Enfin, arrivera-t-il à retranscrire ce « push » au niveau financier au Japon et en Occident ? Selon les premiers chiffres, son match contre Tanahashi et cette promesse de sa victoire à Osaka n’a pas interrompu l’augmentation constante du nombre de spectateurs payants assistant au show The New Beginning dans la même arène chaque année (5570 en 2019 contre 5481 en 2018, 5466 en 2017 et 5180 en 2016). Le fait est rassurant mais se renouvellera-t-il avec les prochains shows d’égale importance, maintenant que Jay White est le champion et attraction principale choisie par la compagnie ? La NJPW a la chance d’avoir la liberté de planifier à sa guise la carte de son prochain super-show, G1 Supercard en collaboration avec l’américaine Ring of Honor au mondialement célèbre Madison Square Garden de New-York City, sans se soucier des scénarios les plus profitables. La salle est déjà remplie, complète à l’avance. Elle pourrait programmer les matches qu’elle veut que les recettes resteraient les mêmes. Il lui suffit de faire une impression suffisamment bonne pour ne pas trahir ses fans et garder leur intérêt pour la suite.

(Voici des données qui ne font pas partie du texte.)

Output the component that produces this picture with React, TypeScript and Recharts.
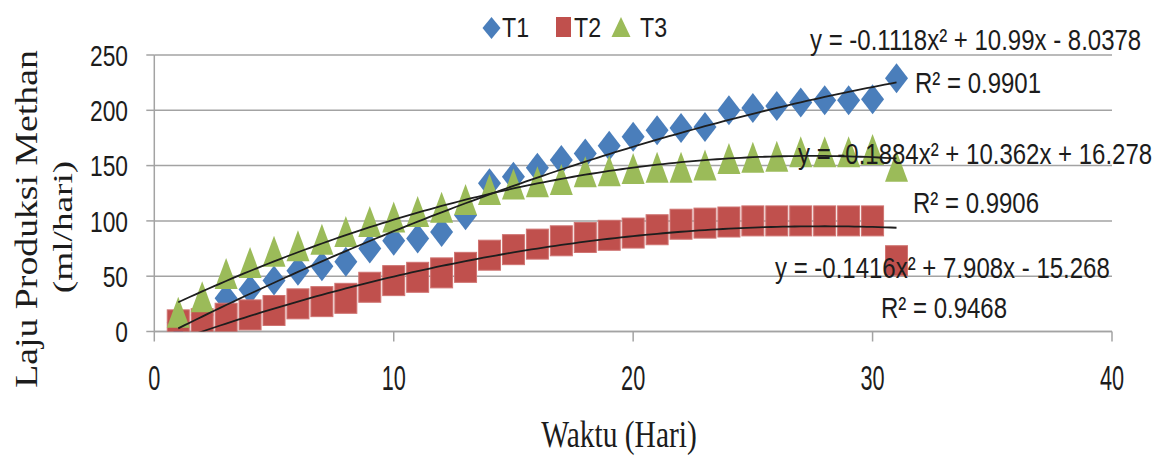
import React from "react"
import { ComposedChart, Scatter, XAxis, YAxis, CartesianGrid } from "recharts"

// Hari ke-1 .. ke-31
const days = [
  1, 2, 3, 4, 5, 6, 7, 8, 9, 10, 11, 12, 13, 14, 15, 16, 17, 18, 19, 20, 21, 22, 23, 24, 25, 26, 27, 28, 29, 30, 31,
]

// Laju produksi methan (ml/hari)
const t1 = [
  8, 15, 30, 38, 46, 55, 59, 63, 75, 82, 84, 90, 105, 134, 140, 148, 155, 161, 168, 176, 182, 184, 185, 200, 202,
  204, 207, 209, 209, 210, 229,
]
const t2 = [
  6, 7, 12, 15, 19, 25, 27, 30, 40, 46, 49, 53, 58, 69, 74, 79, 82, 85, 87, 89, 92, 97, 98, 99, 100, 100, 100, 100,
  100, 100, 64,
]
const t3 = [
  17, 31, 52, 62, 72, 77, 83, 90, 99, 103, 108, 112, 119, 128, 133, 135, 137, 144, 145, 147, 148, 148, 150, 156, 157,
  158, 162, 162, 162, 164, 149,
]

// koefisien trendline polinomial (a, b, c) seperti tertulis di grafik: y = a x² + b x + c
const t1Fit = [-0.1118, 10.99, -8.0378]
const t2Fit = [-0.1416, 7.908, -15.268]
const t3Fit = [-0.1884, 10.362, 16.278]

const xTicks = [0, 10, 20, 30, 40]
const yTicks = [0, 50, 100, 150, 200, 250]

const BLUE = "#4a7ebb"
const RED = "#c0504d"
const GREEN = "#9bbb59"
const GRID = "#a3a3a3"
const INK = "#1c1c1c"
const SANS = "'Liberation Sans', Arial, sans-serif"
const SERIF = "'Liberation Serif', 'Times New Roman', serif"

const toPoints = (ys: number[]) => days.map((d, i) => ({ x: d, y: ys[i] }))

// titik-titik kurva trendline di rentang data
const trend = (fit: number[]) => {
  const pts: { x: number; y: number }[] = []
  for (let x = days[0]; x <= days[days.length - 1] + 1e-9; x += 0.25) {
    pts.push({ x, y: fit[0] * x * x + fit[1] * x + fit[2] })
  }
  return pts
}

const Diamond = (p: any) => (
  <path d={`M${p.cx},${p.cy - 15} L${p.cx + 11.5},${p.cy} L${p.cx},${p.cy + 15} L${p.cx - 11.5},${p.cy} Z`} fill={BLUE} />
)
const Square = (p: any) => (
  <rect x={p.cx - 11} y={p.cy - 15} width={22} height={30} fill={RED} stroke="#cf7472" strokeWidth={1} />
)
const Triangle = (p: any) => (
  <path d={`M${p.cx},${p.cy - 16} L${p.cx + 11.5},${p.cy + 15} L${p.cx - 11.5},${p.cy + 15} Z`} fill={GREEN} />
)
const NoDot = () => <g />

const YTick = ({ x, y, payload }: any) => (
  <text transform={`translate(${x},${y + 10.8}) scale(0.76,1)`} textAnchor="end" fontSize={30} fontFamily={SANS} fill={INK}>
    {payload.value}
  </text>
)
const XTick = ({ x, y, payload }: any) => (
  <text transform={`translate(${x},${y + 48.5}) scale(0.62,1)`} textAnchor="middle" fontSize={35} fontFamily={SANS} fill={INK}>
    {payload.value}
  </text>
)

// teks yang dipersempit (huruf di gambar asli tinggi & sempit)
const Narrow = ({ x, y, sx = 0.8, size = 30, rotate = 0, anchor = "start", family = SANS, children }: any) => (
  <text
    transform={`translate(${x},${y}) rotate(${rotate}) scale(${sx},1)`}
    textAnchor={anchor}
    fontSize={size}
    fontFamily={family}
    fill={INK}
  >
    {children}
  </text>
)

export default function App() {
  const line = { stroke: "#1e1e1e", strokeWidth: 1.8 }
  return (
    <div style={{ position: "absolute", left: 0, top: 0, width: 1162, height: 457, background: "#fff" }}>
      <ComposedChart width={1162} height={457} margin={{ top: 55, right: 50, bottom: 0, left: 0 }}>
        <CartesianGrid vertical={false} stroke={GRID} strokeWidth={1.5} />
        <XAxis
          type="number"
          dataKey="x"
          domain={[0, 40]}
          ticks={xTicks}
          height={125.5}
          tickSize={10}
          tickMargin={0}
          stroke={GRID}
          strokeWidth={1.5}
          tick={<XTick />}
        />
        <YAxis
          type="number"
          dataKey="y"
          domain={[0, 250]}
          ticks={yTicks}
          allowDataOverflow
          width={154.3}
          tickSize={8}
          tickMargin={18.3}
          stroke={GRID}
          strokeWidth={1.5}
          tick={<YTick />}
        />
        <Scatter name="T1" data={toPoints(t1)} shape={Diamond} isAnimationActive={false} />
        <Scatter name="T2" data={toPoints(t2)} shape={Square} isAnimationActive={false} />
        <Scatter name="T3" data={toPoints(t3)} shape={Triangle} isAnimationActive={false} />
        <Scatter data={trend(t1Fit)} line={line} lineType="joint" shape={NoDot} isAnimationActive={false} />
        <Scatter data={trend(t2Fit)} line={line} lineType="joint" shape={NoDot} isAnimationActive={false} />
        <Scatter data={trend(t3Fit)} line={line} lineType="joint" shape={NoDot} isAnimationActive={false} />
      </ComposedChart>

      <svg width={1162} height={457} style={{ position: "absolute", left: 0, top: 0, pointerEvents: "none" }}>
        {/* legenda */}
        <path d="M491.5,17 L500.5,28 L491.5,39 L482.5,28 Z" fill={BLUE} />
        <Narrow x={502} y={37} sx={0.86} size={27}>T1</Narrow>
        <rect x={556} y={17} width={15} height={20} fill={RED} />
        <Narrow x={574} y={37} sx={0.86} size={27}>T2</Narrow>
        <path d="M621,17 L630.5,37 L611.5,37 Z" fill={GREEN} />
        <Narrow x={640} y={37} sx={0.86} size={27}>T3</Narrow>

        {/* persamaan trendline */}
        <Narrow x={810} y={50}>y = -0.1118x² + 10.99x - 8.0378</Narrow>
        <Narrow x={915} y={93}>R² = 0.9901</Narrow>
        <Narrow x={798} y={164}>y = -0.1884x² + 10.362x + 16.278</Narrow>
        <Narrow x={913} y={213}>R² = 0.9906</Narrow>
        <Narrow x={775} y={278}>y = -0.1416x² + 7.908x - 15.268</Narrow>
        <Narrow x={881} y={318}>R² = 0.9468</Narrow>

        {/* judul sumbu */}
        <Narrow x={37} y={219} rotate={-90} sx={1.18} size={32} anchor="middle" family={SERIF}>
          Laju Produksi Methan
        </Narrow>
        <Narrow x={72} y={227} rotate={-90} sx={1.38} size={27} anchor="middle" family={SERIF}>
          (ml/hari)
        </Narrow>
        <Narrow x={619} y={447} sx={0.776} size={38} anchor="middle" family={SERIF}>
          Waktu (Hari)
        </Narrow>
      </svg>
    </div>
  )
}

Tel est le véritable défi auquel la New-Japan et son projet Jay White devra faire face. La New-Japan Cup, un tournoi pour déterminer le prochain challenger du nouveau champion, devrait nous aider à entrevoir leur manière de relever le défi. Kota Ibushi, positionné comme favori et un catcheur aux nombreux fans réclamant sa consécration à la NJPW depuis des années, saura-t-il valider le nouveau statut de Jay White et marquer l’histoire lors du premier Main-Event d’un show non-WWE au Madison Square Garden depuis une éternité ? La NJPW réveillera-t-elle l’engouement, toujours latent, envers Tetsuya Naito promettant ces dernières semaines d’unifier les titres Inter-Continental et poids-lourd ? Ce que j’avais prédit pour 2020 dans le premier opus de cette chronique se réalisera-t-il finalement un an plus tôt ?


1 : Le lien vers le match cité, Hiroshi Tanahshi (c) vs. Kazuchika Okada, du 12 février 2012 pour The New Beginning 2012 in Osaka.

2 : Pour écouter la dite réaction du public d’Osaka à l’issue de ce match, au lien ci-dessus, reportez-vous à 31:50.